Nicole Jacobs: The question was about the impact of the coronavirus and what we might learn in relation to the Bill. I will answer briefly, but I think if it has taught us anything, it is about the prevalence of domestic abuse and the need for services. That goes exactly to our argument on broadening the statutory duty. At national helplines, we have seen increases across the board—for male victims, female victims, lesbian, gay, bisexual and transgender victims, and people who are concerned about their own behaviour. It shows the need for those services—that is where people go to for help, support and advice—and it strengthens our view about the need for the statutory duty. It has certainly, in my mind, shown the need for cross-governmental and much clearer action, planning and strategy. I will do my part and will make sure I play my role in that too. I would have been able to function more easily in the last weeks if there had been that kind of framework and the expectation on Departments.
Q One of the things I was very glad happened in the Joint Committee was the recognition of the fact that there is different legislation in Wales. There are also different third-sector organisations and a different arrangement with local authorities. There have been initial steps in your work in relation to the Welsh Government. You have been talking about cross-Government working. How do you see that developing in future? We have this divergence between England and Wales, and yet your role is equally important across both countries. How do you ensure that you are getting a voice back from Wales, to influence you at the heart of what you do?

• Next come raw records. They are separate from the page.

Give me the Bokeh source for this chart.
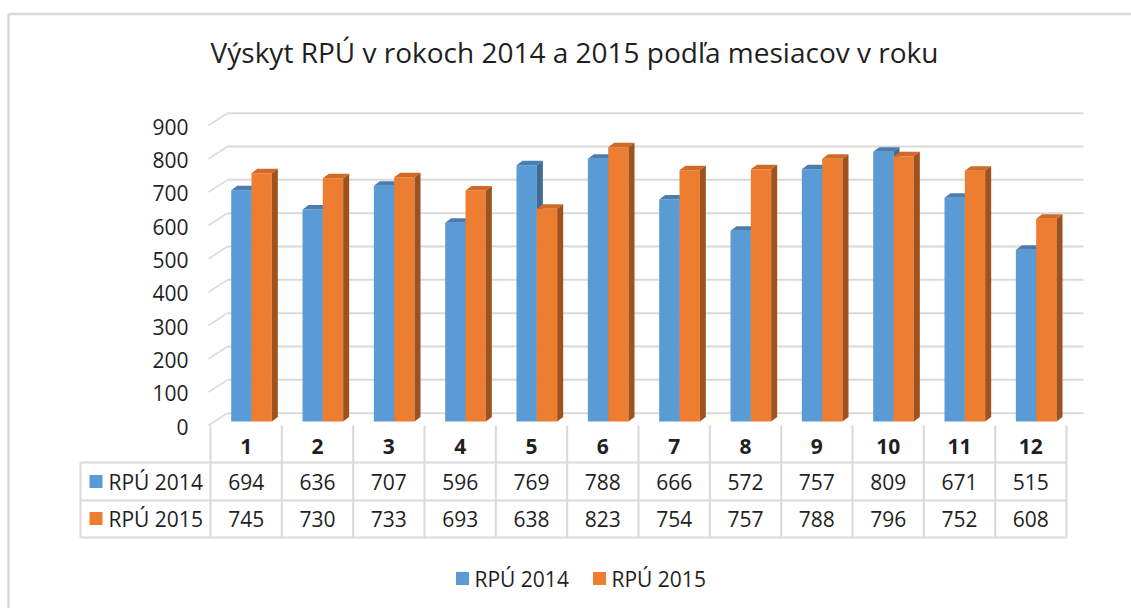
from bokeh.plotting import figure
from bokeh.models import Range1d
from bokeh.embed import file_html
from bokeh.resources import INLINE
from bokeh.core.properties import value

# ---------------- data ----------------
title_text = "Výskyt RPÚ v rokoch 2014 a 2015 podľa mesiacov v roku"
months = ["1", "2", "3", "4", "5", "6", "7", "8", "9", "10", "11", "12"]
rpu_2014 = [694, 636, 707, 596, 769, 788, 666, 572, 757, 809, 671, 515]
rpu_2015 = [745, 730, 733, 693, 638, 823, 754, 757, 788, 796, 752, 608]
series_names = ["RPÚ 2014", "RPÚ 2015"]
y_ticks = [0, 100, 200, 300, 400, 500, 600, 700, 800, 900]

# ---------------- layout helpers ----------------
W, H = 1131, 608
X0PX = 210.0      # px of the left edge of category 0
UX = 71.333       # px per category
Y0PX = 421.0      # px of value 0 (front plane)
UY = 3.0          # value units per px

def fx(px):
    return (px - X0PX) / UX

def fy(py):
    return (Y0PX - py) * UY

FONT = "Open Sans"
FS = "21px"
TXT = "#1f1f1f"
GRID = "#d9d9d9"
BLUE, BLUE_TOP, BLUE_SIDE = "#5b9bd5", "#4a7db0", "#3e6b98"
ORANGE, ORANGE_TOP, ORANGE_SIDE = "#ed7d31", "#cf6a27", "#a0521e"
SERIES_COLORS = [BLUE, ORANGE]

p = figure(width=W, height=H, x_range=Range1d(fx(0), fx(W)),
           y_range=Range1d(fy(H), fy(0)), min_border=0,
           toolbar_location=None, output_backend="svg")
p.axis.visible = False
p.grid.visible = False
p.outline_line_color = None
p.background_fill_color = "white"

# outer chart border (left + top visible)
p.segment(x0=[fx(8), fx(8)], y0=[fy(13.5), fy(13.5)], x1=[fx(W), fx(8)], y1=[fy(13.5), fy(H)],
          line_color=GRID, line_width=2.5)

# title
p.text(x=[fx(574)], y=[fy(51)], text=[title_text], text_font=value(FONT),
       text_font_size="28px", text_color=TXT, text_align="center", text_baseline="middle")

# ---------------- back wall gridlines ----------------
BACK_DY = 25.0
gx0, gx1 = fx(227), fx(1083)
p.segment(x0=[gx0] * len(y_ticks), y0=[v + BACK_DY for v in y_ticks],
          x1=[gx1] * len(y_ticks), y1=[v + BACK_DY for v in y_ticks],
          line_color=GRID, line_width=2)
# left wall diagonals
p.segment(x0=[fx(208)] * len(y_ticks), y0=[v - 12 for v in y_ticks],
          x1=[gx0] * len(y_ticks), y1=[v + BACK_DY for v in y_ticks],
          line_color=GRID, line_width=1.5)

# y tick labels
p.text(x=[fx(188)] * len(y_ticks), y=[v - 15 for v in y_ticks], text=[str(v) for v in y_ticks],
       text_font=value(FONT), text_font_size=FS, text_color=TXT,
       text_align="right", text_baseline="middle")

# ---------------- 3D bars ----------------
dx = 6.0 / UX
dy = 4.5 * UY
idx = list(range(len(months)))
bl = [i + 0.29 for i in idx]
bm = [i + 0.575 for i in idx]
br = [i + 0.86 for i in idx]

def faces(left, right, vals):
    tops_x, tops_y, sides_x, sides_y = [], [], [], []
    for l, r, v in zip(left, right, vals):
        tops_x.append([l, r, r + dx, l + dx])
        tops_y.append([v, v, v + dy, v + dy])
        sides_x.append([r, r, r + dx, r + dx])
        sides_y.append([0, v, v + dy, dy])
    return tops_x, tops_y, sides_x, sides_y

btx, bty, bsx, bsy = faces(bl, bm, rpu_2014)
otx, oty, osx, osy = faces(bm, br, rpu_2015)

p.quad(left=bl, right=bm, bottom=[0] * len(idx), top=rpu_2014,
       fill_color=BLUE, line_color=None)
p.patches(xs=btx, ys=bty, fill_color=BLUE_TOP, line_color=None)
p.patches(xs=bsx, ys=bsy, fill_color=BLUE_SIDE, line_color=None)
p.quad(left=bm, right=br, bottom=[0] * len(idx), top=rpu_2015,
       fill_color=ORANGE, line_color=None)
p.patches(xs=otx, ys=oty, fill_color=ORANGE_TOP, line_color=None)
p.patches(xs=osx, ys=osy, fill_color=ORANGE_SIDE, line_color=None)

# ---------------- data table ----------------
t_left = fx(80)
t_right = float(len(months))
y_head = fy(446)
y_r1 = fy(481)
y_r2 = fy(518)
h1, h2, h3 = fy(462), fy(500), fy(537)
v_top = fy(425)

p.segment(x0=[t_left] * 3, y0=[h1, h2, h3], x1=[t_right] * 3, y1=[h1, h2, h3],
          line_color=GRID, line_width=2)
p.segment(x0=idx + [len(months)], y0=[v_top] * (len(months) + 1),
          x1=idx + [len(months)], y1=[h3] * (len(months) + 1),
          line_color=GRID, line_width=2)
p.segment(x0=[t_left], y0=[h1], x1=[t_left], y1=[h3], line_color=GRID, line_width=2)

centers = [i + 0.5 for i in idx]
p.text(x=centers, y=[y_head] * len(idx), text=months, text_font=value(FONT),
       text_font_size=FS, text_font_style="bold", text_color=TXT,
       text_align="center", text_baseline="middle")
p.text(x=centers, y=[y_r1] * len(idx), text=[str(v) for v in rpu_2014], text_font=value(FONT),
       text_font_size=FS, text_color=TXT, text_align="center", text_baseline="middle")
p.text(x=centers, y=[y_r2] * len(idx), text=[str(v) for v in rpu_2015], text_font=value(FONT),
       text_font_size=FS, text_color=TXT, text_align="center", text_baseline="middle")

# row headers with key squares
p.rect(x=[fx(95.5), fx(95.5)], y=[y_r1, y_r2], width=13, height=13,
       width_units="screen", height_units="screen",
       fill_color=SERIES_COLORS, line_color=None)
p.text(x=[fx(108), fx(108)], y=[y_r1, y_r2], text=series_names, text_font=value(FONT),
       text_font_size=FS, text_color=TXT, text_align="left", text_baseline="middle")

# ---------------- legend (bottom) ----------------
y_leg = fy(578)
p.rect(x=[fx(462), fx(599)], y=[y_leg, y_leg], width=13, height=13,
       width_units="screen", height_units="screen",
       fill_color=SERIES_COLORS, line_color=None)
p.text(x=[fx(474), fx(611)], y=[y_leg, y_leg], text=series_names, text_font=value(FONT),
       text_font_size=FS, text_color=TXT, text_align="left", text_baseline="middle")

open("out.html", "w").write(file_html(p, INLINE))
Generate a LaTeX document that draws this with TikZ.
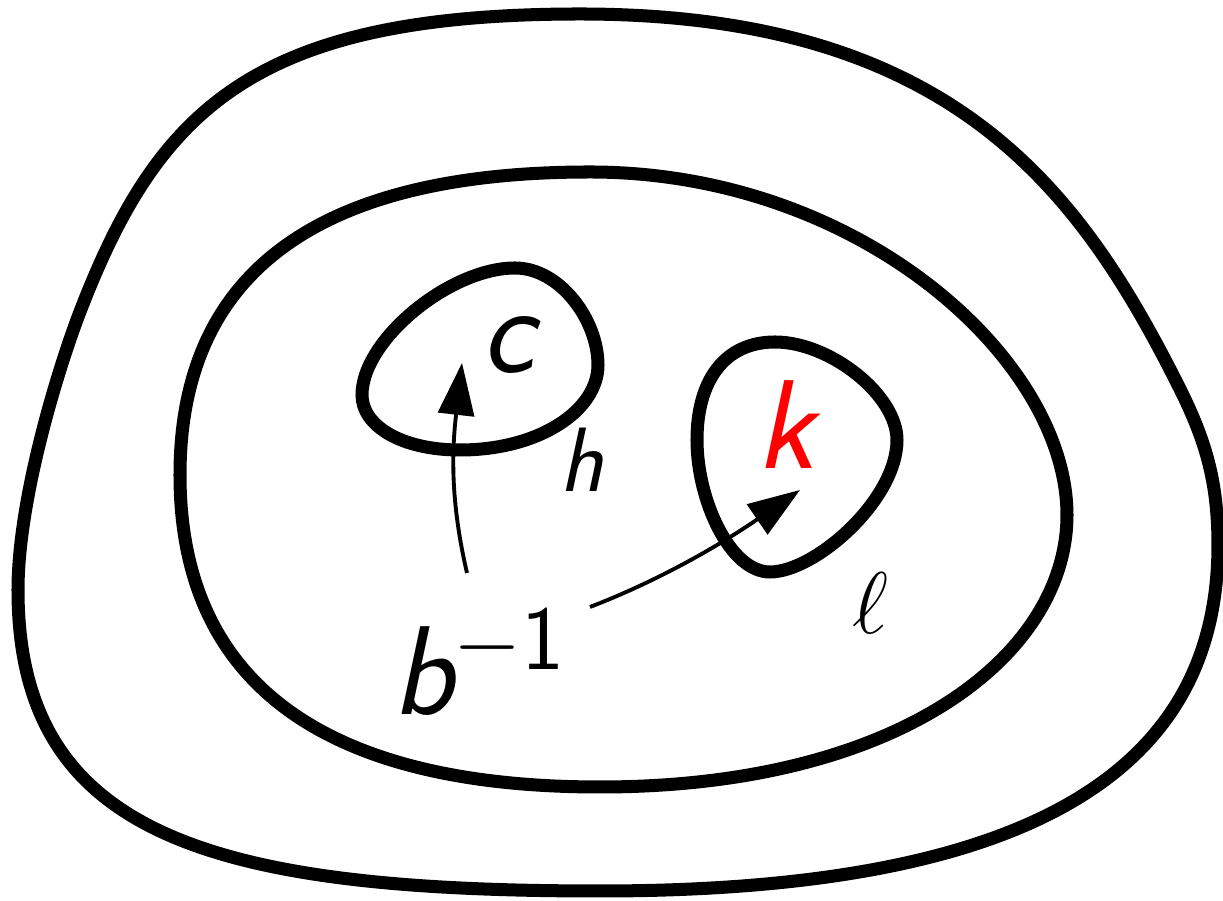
\documentclass[tikz,border=0pt]{standalone}
\usetikzlibrary{arrows.meta}

\begin{document}
\begin{tikzpicture}[x=0.01cm,y=-0.01cm,>={Triangle[length=0.52cm,width=0.36cm]},
  curve/.style={line width=3.7pt},
  arr/.style={line width=1.1pt,->},
  big/.style={font=\fontsize{36}{40}\selectfont\sffamily\itshape},
  small/.style={font=\fontsize{26}{30}\selectfont}]
  \useasboundingbox (0,0) rectangle (1223,901);
  % outer loop
  \draw[curve] (580,14) .. controls (950,14) and (1078,187) .. (1177,383)
    .. controls (1205,438) and (1218,480) .. (1218,545)
    .. controls (1218,750) and (1065,891) .. (600,891)
    .. controls (210,891) and (18,835) .. (18,590)
    .. controls (18,500) and (57,373) .. (78,317)
    .. controls (156,112) and (250,14) .. cycle;
  % middle loop
  \draw[curve] (590,172) .. controls (860,172) and (1067,360) .. (1067,515)
    .. controls (1067,655) and (900,787) .. (600,787)
    .. controls (320,787) and (180,680) .. (180,475)
    .. controls (180,260) and (335,172) .. cycle;
  % small loops
  \draw[curve] (515,268) .. controls (560,268) and (598,320) .. (598,365)
    .. controls (598,410) and (540,450) .. (460,450)
    .. controls (400,450) and (362,425) .. (362,395)
    .. controls (362,340) and (450,268) .. cycle;
  \draw[curve] (775,342) .. controls (830,342) and (897,395) .. (897,440)
    .. controls (897,500) and (815,572) .. (770,572)
    .. controls (730,572) and (697,500) .. (697,440)
    .. controls (697,380) and (725,342) .. cycle;
  % labels
  \node[big] (c) at (508,345) {c};
  \node[big,text=red] (k) at (785,425) {k};
  \node[small,font=\fontsize{26}{30}\selectfont\sffamily\itshape] (h) at (582,460) {h};
  \node[small,font=\fontsize{28}{32}\selectfont] (l) at (870,603) {$\ell$};
  \node[big,anchor=base west] (b) at (380,715)
    {b\raisebox{0.45cm}{\fontsize{26}{30}\selectfont\upshape$-$1}};
  % arrows
  \coordinate (hs) at (467,573);
  \coordinate (ht) at (462,363);
  \coordinate (ls) at (590,607);
  \coordinate (lt) at (800,490);
  \draw[arr] (hs) .. controls (450,500) and (452,450) .. (ht);
  \draw[arr] (ls) .. controls (660,580) and (720,545) .. (lt);
\end{tikzpicture}
\end{document}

Nicole Jacobs: To date, there has probably been more influence from Wales for me. I mentioned that Monday call. Welsh Women’s Aid sits on that call and an official from the Welsh Government sits on that call every Monday. They influence what comes out of that call, in what is given in the read-out, which goes to a number of stakeholders. It has helped us develop the obvious areas where we will need to work together—for example, thinking about funding through police and crime commissioners most recently and about what the picture is for Wales and what is happening there. I can see more than ever before where the synergies are. What is yet to be formalised in my mind is the areas where there could be more overlap, potentially, in thinking about mapping—things that, with agreement, it would make more sense to do together rather than separately on issues that are devolved. The working relationship is off to a good start, but I can see a real need for further development as well.